EXERCISE TASK ▸ Output the material exactly, but drop every image it holds.

RECORD SET ▸
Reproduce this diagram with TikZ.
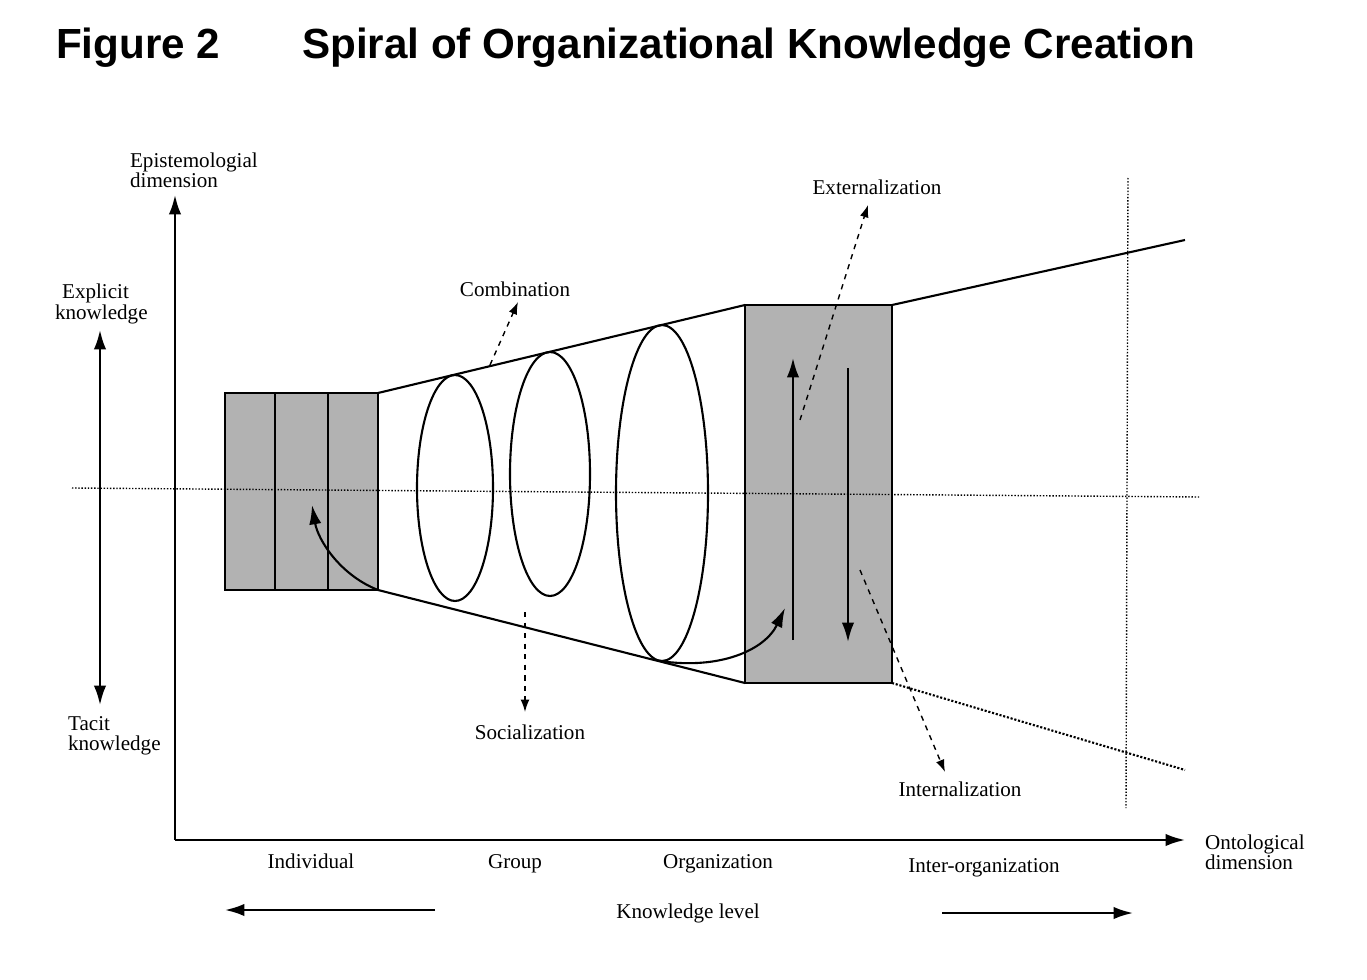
\documentclass[tikz,border=0pt]{standalone}
\usepackage{fontspec}
\setmainfont{Liberation Serif}
\newfontfamily\titlefont{Liberation Sans}
\usetikzlibrary{arrows.meta}
\tikzset{
  lbl/.style={font=\fontsize{12}{11.5}\selectfont,inner sep=1pt,align=left},
  dasharr/.style={dashed,thick,-{Latex[length=7pt,width=5pt]}},
  solarr/.style={very thick,-{Latex[length=11pt,width=7pt]}},
  knowbox/.style={fill=gray!60,draw=black,very thick}
}
\begin{document}
\begin{tikzpicture}[x=0.02cm,y=-0.02cm]
    \useasboundingbox (0,0) rectangle (1367,980);
    % title
    \node[anchor=west,font=\titlefont\bfseries\fontsize{24}{28}\selectfont] (fig) at (50,48) {Figure 2};
    \node[anchor=west,font=\titlefont\bfseries\fontsize{24}{28}\selectfont] (title) at (296,48) {Spiral of Organizational Knowledge Creation};
    % axes
    \coordinate (o) at (175,840);
    \draw[solarr] (o) -- (175,195) coordinate (ytop);
    \draw[solarr] (o) -- (1185,840) coordinate (xend);
    \node[lbl,anchor=south west] (epi) at (128,190) {Epistemologial\\dimension};
    \node[lbl,anchor=west] (onto) at (1203,852) {Ontological\\dimension};
    % explicit / tacit
    \node[lbl,anchor=west] (expl) at (53,304) {\hspace*{4pt}Explicit\\knowledge};
    \node[lbl,anchor=west] (tacit) at (66,736) {Tacit\\knowledge};
    \draw[solarr,{Latex[length=11pt,width=7pt]}-{Latex[length=11pt,width=7pt]}] (100,330) -- (100,705);
    % boxes
    \draw[knowbox] (225,393) rectangle (378,590);
    \draw[very thick] (275,393) -- (275,590);
    \draw[very thick] (328,393) -- (328,590);
    \draw[knowbox] (745,305) rectangle (892,683);
    % dotted guides
    \draw[densely dotted,thick] (72,488) -- (1200,497);
    \draw[densely dotted,thick] (1128,178) -- (1126,808);
    % cone
    \draw[very thick] (378,393) -- (745,305);
    \draw[very thick] (378,590) -- (745,683);
    \draw[very thick] (892,305) -- (1185,240);
    \draw[densely dotted,very thick] (892,683) -- (1185,770);
    % spiral
    \draw[very thick] (455,488) ellipse (38 and 113);
    \draw[very thick] (550,474) ellipse (40 and 122);
    \draw[very thick] (662,493) ellipse (46 and 168);
    \draw[solarr] (378,590) .. controls (340,575) and (318,540) .. (312,505);
    \draw[solarr] (660,661) .. controls (720,670) and (765,650) .. (785,608);
    % vertical arrows in box
    \draw[solarr] (793,640) -- (793,358);
    \draw[solarr] (848,368) -- (848,642);
    % mode labels
    \node[lbl] (comb) at (515,289) {Combination};
    \node[lbl] (ext) at (877,187) {Externalization};
    \node[lbl] (soc) at (530,732) {Socialization};
    \node[lbl] (int) at (960,789) {Internalization};
    \draw[dasharr] (490,365) -- (518,302);
    \draw[dasharr] (800,420) -- (868,205);
    \draw[dasharr] (525,612) -- (525,712);
    \draw[dasharr] (860,570) -- (945,772);
    % knowledge levels
    \node[lbl] (ind) at (311,861) {Individual};
    \node[lbl] (grp) at (515,864) {Group};
    \node[lbl] (org) at (718,864) {Organization};
    \node[lbl] (inter) at (984,868) {Inter-organization};
    \node[lbl] (klev) at (688,913) {Knowledge level};
    \draw[solarr] (435,910) -- (225,910);
    \draw[solarr] (942,913) -- (1133,913);
\end{tikzpicture}
\end{document}
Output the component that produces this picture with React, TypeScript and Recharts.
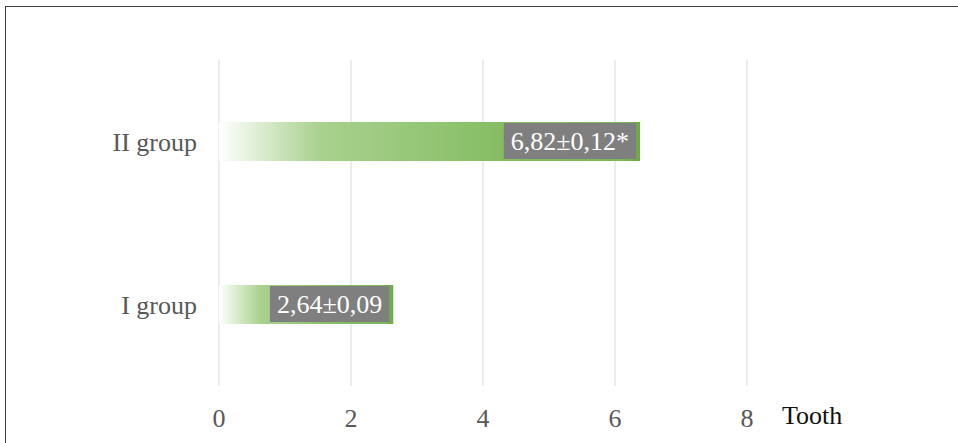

FULL SOLUTION ▸
Reproduce this diagram with TikZ.
\documentclass[tikz,border=0pt]{standalone}
\usepackage{fontspec}
\setmainfont{Liberation Serif}
\newfontfamily\titlefont{Liberation Sans}
\usetikzlibrary{arrows.meta}
\tikzset{
  lbl/.style={font=\fontsize{12}{11.5}\selectfont,inner sep=1pt,align=left},
  dasharr/.style={dashed,thick,-{Latex[length=7pt,width=5pt]}},
  solarr/.style={very thick,-{Latex[length=11pt,width=7pt]}},
  knowbox/.style={fill=gray!60,draw=black,very thick}
}
\begin{document}
\begin{tikzpicture}[x=0.02cm,y=-0.02cm]
    \useasboundingbox (0,0) rectangle (1367,980);
    % title
    \node[anchor=west,font=\titlefont\bfseries\fontsize{24}{28}\selectfont] (fig) at (50,48) {Figure 2};
    \node[anchor=west,font=\titlefont\bfseries\fontsize{24}{28}\selectfont] (title) at (296,48) {Spiral of Organizational Knowledge Creation};
    % axes
    \coordinate (o) at (175,840);
    \draw[solarr] (o) -- (175,195) coordinate (ytop);
    \draw[solarr] (o) -- (1185,840) coordinate (xend);
    \node[lbl,anchor=south west] (epi) at (128,190) {Epistemologial\\dimension};
    \node[lbl,anchor=west] (onto) at (1203,852) {Ontological\\dimension};
    % explicit / tacit
    \node[lbl,anchor=west] (expl) at (53,304) {\hspace*{4pt}Explicit\\knowledge};
    \node[lbl,anchor=west] (tacit) at (66,736) {Tacit\\knowledge};
    \draw[solarr,{Latex[length=11pt,width=7pt]}-{Latex[length=11pt,width=7pt]}] (100,330) -- (100,705);
    % boxes
    \draw[knowbox] (225,393) rectangle (378,590);
    \draw[very thick] (275,393) -- (275,590);
    \draw[very thick] (328,393) -- (328,590);
    \draw[knowbox] (745,305) rectangle (892,683);
    % dotted guides
    \draw[densely dotted,thick] (72,488) -- (1200,497);
    \draw[densely dotted,thick] (1128,178) -- (1126,808);
    % cone
    \draw[very thick] (378,393) -- (745,305);
    \draw[very thick] (378,590) -- (745,683);
    \draw[very thick] (892,305) -- (1185,240);
    \draw[densely dotted,very thick] (892,683) -- (1185,770);
    % spiral
    \draw[very thick] (455,488) ellipse (38 and 113);
    \draw[very thick] (550,474) ellipse (40 and 122);
    \draw[very thick] (662,493) ellipse (46 and 168);
    \draw[solarr] (378,590) .. controls (340,575) and (318,540) .. (312,505);
    \draw[solarr] (660,661) .. controls (720,670) and (765,650) .. (785,608);
    % vertical arrows in box
    \draw[solarr] (793,640) -- (793,358);
    \draw[solarr] (848,368) -- (848,642);
    % mode labels
    \node[lbl] (comb) at (515,289) {Combination};
    \node[lbl] (ext) at (877,187) {Externalization};
    \node[lbl] (soc) at (530,732) {Socialization};
    \node[lbl] (int) at (960,789) {Internalization};
    \draw[dasharr] (490,365) -- (518,302);
    \draw[dasharr] (800,420) -- (868,205);
    \draw[dasharr] (525,612) -- (525,712);
    \draw[dasharr] (860,570) -- (945,772);
    % knowledge levels
    \node[lbl] (ind) at (311,861) {Individual};
    \node[lbl] (grp) at (515,864) {Group};
    \node[lbl] (org) at (718,864) {Organization};
    \node[lbl] (inter) at (984,868) {Inter-organization};
    \node[lbl] (klev) at (688,913) {Knowledge level};
    \draw[solarr] (435,910) -- (225,910);
    \draw[solarr] (942,913) -- (1133,913);
\end{tikzpicture}
\end{document}
Output the component that produces this picture with React, TypeScript and Recharts.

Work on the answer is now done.